Print the lines of the listing below verbatim from its first line through the line bearing "0.6, 0.8, 1.0];". Any pictures are to be omitted.

### Given material
__________________________________________________

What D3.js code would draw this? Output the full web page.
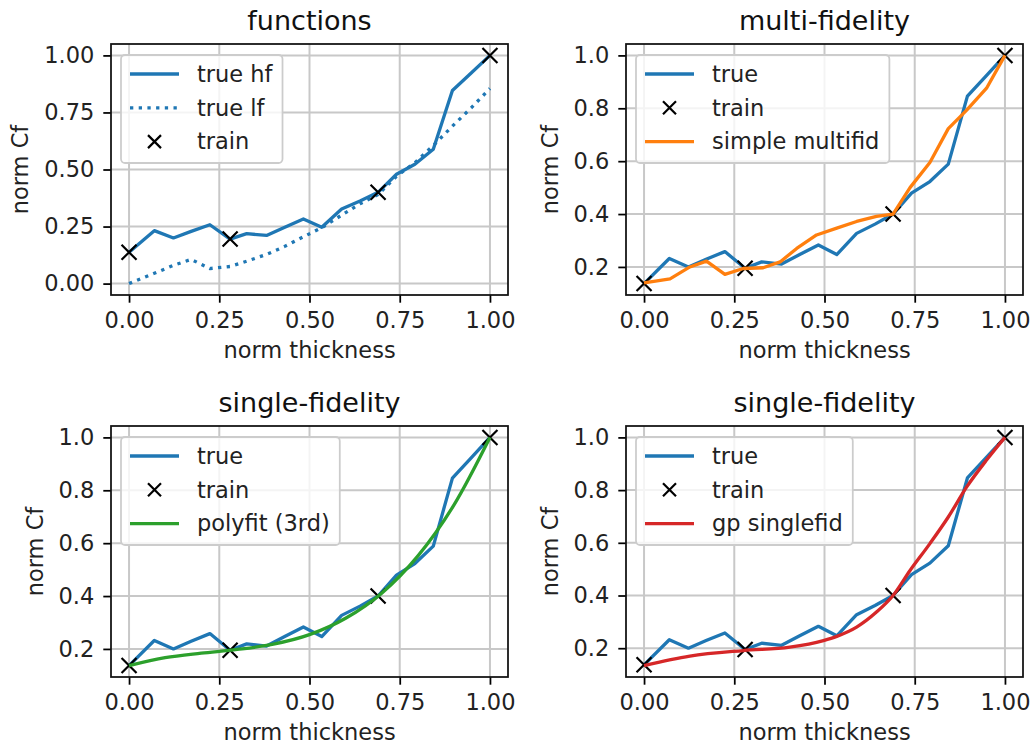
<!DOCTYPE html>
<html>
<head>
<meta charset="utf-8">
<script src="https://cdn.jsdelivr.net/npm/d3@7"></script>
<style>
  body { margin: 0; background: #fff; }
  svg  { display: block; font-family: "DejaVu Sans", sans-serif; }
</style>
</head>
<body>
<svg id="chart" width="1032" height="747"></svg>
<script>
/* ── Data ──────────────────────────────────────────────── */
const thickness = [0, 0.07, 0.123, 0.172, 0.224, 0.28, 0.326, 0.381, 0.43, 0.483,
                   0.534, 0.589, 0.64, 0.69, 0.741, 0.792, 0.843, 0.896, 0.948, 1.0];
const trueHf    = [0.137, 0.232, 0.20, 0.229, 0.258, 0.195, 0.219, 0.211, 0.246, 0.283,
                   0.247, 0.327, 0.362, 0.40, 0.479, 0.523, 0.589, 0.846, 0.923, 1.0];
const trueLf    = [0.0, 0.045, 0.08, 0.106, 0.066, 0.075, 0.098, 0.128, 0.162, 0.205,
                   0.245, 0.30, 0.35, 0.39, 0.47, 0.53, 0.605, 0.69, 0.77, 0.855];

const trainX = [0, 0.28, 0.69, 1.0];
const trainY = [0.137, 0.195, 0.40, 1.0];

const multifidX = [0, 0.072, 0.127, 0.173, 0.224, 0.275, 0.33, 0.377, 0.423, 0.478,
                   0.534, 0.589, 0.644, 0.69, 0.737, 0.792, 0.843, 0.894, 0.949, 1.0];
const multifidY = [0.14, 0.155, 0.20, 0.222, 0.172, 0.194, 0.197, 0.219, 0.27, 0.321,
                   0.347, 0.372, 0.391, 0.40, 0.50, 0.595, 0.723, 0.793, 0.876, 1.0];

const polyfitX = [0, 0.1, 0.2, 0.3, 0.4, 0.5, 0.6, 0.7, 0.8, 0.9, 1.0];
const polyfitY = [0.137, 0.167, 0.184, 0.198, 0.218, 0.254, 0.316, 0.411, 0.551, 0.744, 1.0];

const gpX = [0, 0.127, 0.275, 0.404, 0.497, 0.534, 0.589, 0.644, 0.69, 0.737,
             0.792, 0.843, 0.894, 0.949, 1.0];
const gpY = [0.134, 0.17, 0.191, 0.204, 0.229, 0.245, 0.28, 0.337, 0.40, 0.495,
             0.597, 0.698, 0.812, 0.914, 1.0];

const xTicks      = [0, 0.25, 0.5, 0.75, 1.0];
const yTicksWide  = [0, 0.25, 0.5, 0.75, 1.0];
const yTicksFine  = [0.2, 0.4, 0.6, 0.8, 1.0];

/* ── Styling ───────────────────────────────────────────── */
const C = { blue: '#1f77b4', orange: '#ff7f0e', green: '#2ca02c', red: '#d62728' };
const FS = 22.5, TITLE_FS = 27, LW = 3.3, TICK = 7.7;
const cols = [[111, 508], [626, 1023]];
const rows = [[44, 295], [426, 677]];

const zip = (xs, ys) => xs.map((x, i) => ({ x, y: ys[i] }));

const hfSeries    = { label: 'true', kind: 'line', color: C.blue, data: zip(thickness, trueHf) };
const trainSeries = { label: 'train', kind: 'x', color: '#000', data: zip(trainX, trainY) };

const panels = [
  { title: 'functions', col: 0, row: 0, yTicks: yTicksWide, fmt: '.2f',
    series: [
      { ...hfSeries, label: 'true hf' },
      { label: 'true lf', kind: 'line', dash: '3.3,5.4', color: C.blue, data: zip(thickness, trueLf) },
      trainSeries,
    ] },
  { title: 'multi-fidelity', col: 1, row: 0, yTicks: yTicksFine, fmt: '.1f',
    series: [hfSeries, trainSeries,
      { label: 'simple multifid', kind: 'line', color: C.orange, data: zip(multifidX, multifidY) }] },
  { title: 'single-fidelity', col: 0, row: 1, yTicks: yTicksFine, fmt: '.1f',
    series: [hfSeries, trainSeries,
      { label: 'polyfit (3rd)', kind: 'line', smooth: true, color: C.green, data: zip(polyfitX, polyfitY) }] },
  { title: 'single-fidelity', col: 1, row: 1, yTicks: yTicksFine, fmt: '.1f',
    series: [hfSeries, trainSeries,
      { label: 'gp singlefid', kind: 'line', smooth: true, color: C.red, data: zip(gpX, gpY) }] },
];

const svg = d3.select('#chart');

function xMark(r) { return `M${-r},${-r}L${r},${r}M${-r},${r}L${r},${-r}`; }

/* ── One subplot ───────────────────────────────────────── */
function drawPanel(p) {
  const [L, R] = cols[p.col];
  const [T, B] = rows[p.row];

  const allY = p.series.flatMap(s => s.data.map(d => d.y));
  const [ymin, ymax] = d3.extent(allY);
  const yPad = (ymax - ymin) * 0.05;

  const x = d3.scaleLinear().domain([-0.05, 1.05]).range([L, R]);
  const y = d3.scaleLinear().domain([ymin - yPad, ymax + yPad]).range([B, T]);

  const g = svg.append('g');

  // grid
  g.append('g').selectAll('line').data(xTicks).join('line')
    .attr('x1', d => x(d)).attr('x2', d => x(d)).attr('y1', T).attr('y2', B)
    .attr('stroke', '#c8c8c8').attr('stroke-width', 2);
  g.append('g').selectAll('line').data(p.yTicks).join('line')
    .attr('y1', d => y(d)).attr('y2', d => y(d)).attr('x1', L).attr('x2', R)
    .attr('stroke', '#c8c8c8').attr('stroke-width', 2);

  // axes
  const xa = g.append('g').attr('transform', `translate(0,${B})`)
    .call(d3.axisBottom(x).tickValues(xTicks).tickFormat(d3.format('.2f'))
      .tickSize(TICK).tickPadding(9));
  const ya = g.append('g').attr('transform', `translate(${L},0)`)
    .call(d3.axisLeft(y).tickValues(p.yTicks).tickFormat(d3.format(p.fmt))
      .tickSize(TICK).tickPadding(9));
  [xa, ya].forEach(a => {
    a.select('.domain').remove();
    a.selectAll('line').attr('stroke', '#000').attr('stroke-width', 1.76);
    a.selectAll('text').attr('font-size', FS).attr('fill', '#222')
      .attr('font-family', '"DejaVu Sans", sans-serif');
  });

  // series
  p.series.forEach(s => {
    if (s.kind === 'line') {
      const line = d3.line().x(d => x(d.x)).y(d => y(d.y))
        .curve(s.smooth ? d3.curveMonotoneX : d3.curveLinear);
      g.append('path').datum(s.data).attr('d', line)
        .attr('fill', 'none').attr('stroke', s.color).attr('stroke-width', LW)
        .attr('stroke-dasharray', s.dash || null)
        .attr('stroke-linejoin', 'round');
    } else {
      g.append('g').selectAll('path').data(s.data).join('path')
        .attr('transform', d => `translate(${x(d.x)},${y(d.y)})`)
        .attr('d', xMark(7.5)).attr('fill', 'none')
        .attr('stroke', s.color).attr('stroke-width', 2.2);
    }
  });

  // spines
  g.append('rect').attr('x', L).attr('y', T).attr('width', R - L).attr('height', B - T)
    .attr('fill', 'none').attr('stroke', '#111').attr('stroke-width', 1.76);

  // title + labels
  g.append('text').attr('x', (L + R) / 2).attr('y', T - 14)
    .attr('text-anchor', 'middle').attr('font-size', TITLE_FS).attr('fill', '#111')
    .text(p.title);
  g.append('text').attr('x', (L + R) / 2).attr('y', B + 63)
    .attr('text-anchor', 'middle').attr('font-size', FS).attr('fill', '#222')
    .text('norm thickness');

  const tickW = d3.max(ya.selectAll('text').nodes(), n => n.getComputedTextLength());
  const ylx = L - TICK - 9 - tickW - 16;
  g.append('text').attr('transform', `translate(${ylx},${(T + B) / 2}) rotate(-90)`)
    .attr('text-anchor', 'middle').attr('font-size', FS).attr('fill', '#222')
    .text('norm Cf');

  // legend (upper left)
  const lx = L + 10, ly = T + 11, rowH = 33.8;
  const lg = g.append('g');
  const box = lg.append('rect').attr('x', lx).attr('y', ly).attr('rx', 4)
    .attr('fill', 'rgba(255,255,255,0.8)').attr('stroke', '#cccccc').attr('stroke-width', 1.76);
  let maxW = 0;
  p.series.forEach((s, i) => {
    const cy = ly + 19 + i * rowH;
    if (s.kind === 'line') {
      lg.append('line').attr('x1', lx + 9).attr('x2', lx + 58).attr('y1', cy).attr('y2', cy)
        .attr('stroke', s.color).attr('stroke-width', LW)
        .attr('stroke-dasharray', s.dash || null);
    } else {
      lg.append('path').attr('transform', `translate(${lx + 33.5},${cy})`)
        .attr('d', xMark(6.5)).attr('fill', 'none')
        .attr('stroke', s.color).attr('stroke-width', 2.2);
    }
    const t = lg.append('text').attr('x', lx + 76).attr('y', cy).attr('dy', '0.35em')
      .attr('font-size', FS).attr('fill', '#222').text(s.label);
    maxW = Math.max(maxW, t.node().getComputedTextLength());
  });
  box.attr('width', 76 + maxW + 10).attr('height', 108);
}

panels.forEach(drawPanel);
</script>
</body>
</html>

__________________________________________________

### Written solution
What D3.js code would draw this? Output the full web page.
<!DOCTYPE html>
<html>
<head>
<meta charset="utf-8">
<script src="https://cdn.jsdelivr.net/npm/d3@7"></script>
<style>
  body { margin: 0; background: #fff; }
  svg  { display: block; font-family: "DejaVu Sans", sans-serif; }
</style>
</head>
<body>
<svg id="chart" width="1032" height="747"></svg>
<script>
/* ── Data ──────────────────────────────────────────────── */
const thickness = [0, 0.07, 0.123, 0.172, 0.224, 0.28, 0.326, 0.381, 0.43, 0.483,
                   0.534, 0.589, 0.64, 0.69, 0.741, 0.792, 0.843, 0.896, 0.948, 1.0];
const trueHf    = [0.137, 0.232, 0.20, 0.229, 0.258, 0.195, 0.219, 0.211, 0.246, 0.283,
                   0.247, 0.327, 0.362, 0.40, 0.479, 0.523, 0.589, 0.846, 0.923, 1.0];
const trueLf    = [0.0, 0.045, 0.08, 0.106, 0.066, 0.075, 0.098, 0.128, 0.162, 0.205,
                   0.245, 0.30, 0.35, 0.39, 0.47, 0.53, 0.605, 0.69, 0.77, 0.855];

const trainX = [0, 0.28, 0.69, 1.0];
const trainY = [0.137, 0.195, 0.40, 1.0];

const multifidX = [0, 0.072, 0.127, 0.173, 0.224, 0.275, 0.33, 0.377, 0.423, 0.478,
                   0.534, 0.589, 0.644, 0.69, 0.737, 0.792, 0.843, 0.894, 0.949, 1.0];
const multifidY = [0.14, 0.155, 0.20, 0.222, 0.172, 0.194, 0.197, 0.219, 0.27, 0.321,
                   0.347, 0.372, 0.391, 0.40, 0.50, 0.595, 0.723, 0.793, 0.876, 1.0];

const polyfitX = [0, 0.1, 0.2, 0.3, 0.4, 0.5, 0.6, 0.7, 0.8, 0.9, 1.0];
const polyfitY = [0.137, 0.167, 0.184, 0.198, 0.218, 0.254, 0.316, 0.411, 0.551, 0.744, 1.0];

const gpX = [0, 0.127, 0.275, 0.404, 0.497, 0.534, 0.589, 0.644, 0.69, 0.737,
             0.792, 0.843, 0.894, 0.949, 1.0];
const gpY = [0.134, 0.17, 0.191, 0.204, 0.229, 0.245, 0.28, 0.337, 0.40, 0.495,
             0.597, 0.698, 0.812, 0.914, 1.0];

const xTicks      = [0, 0.25, 0.5, 0.75, 1.0];
const yTicksWide  = [0, 0.25, 0.5, 0.75, 1.0];
const yTicksFine  = [0.2, 0.4, 0.6, 0.8, 1.0];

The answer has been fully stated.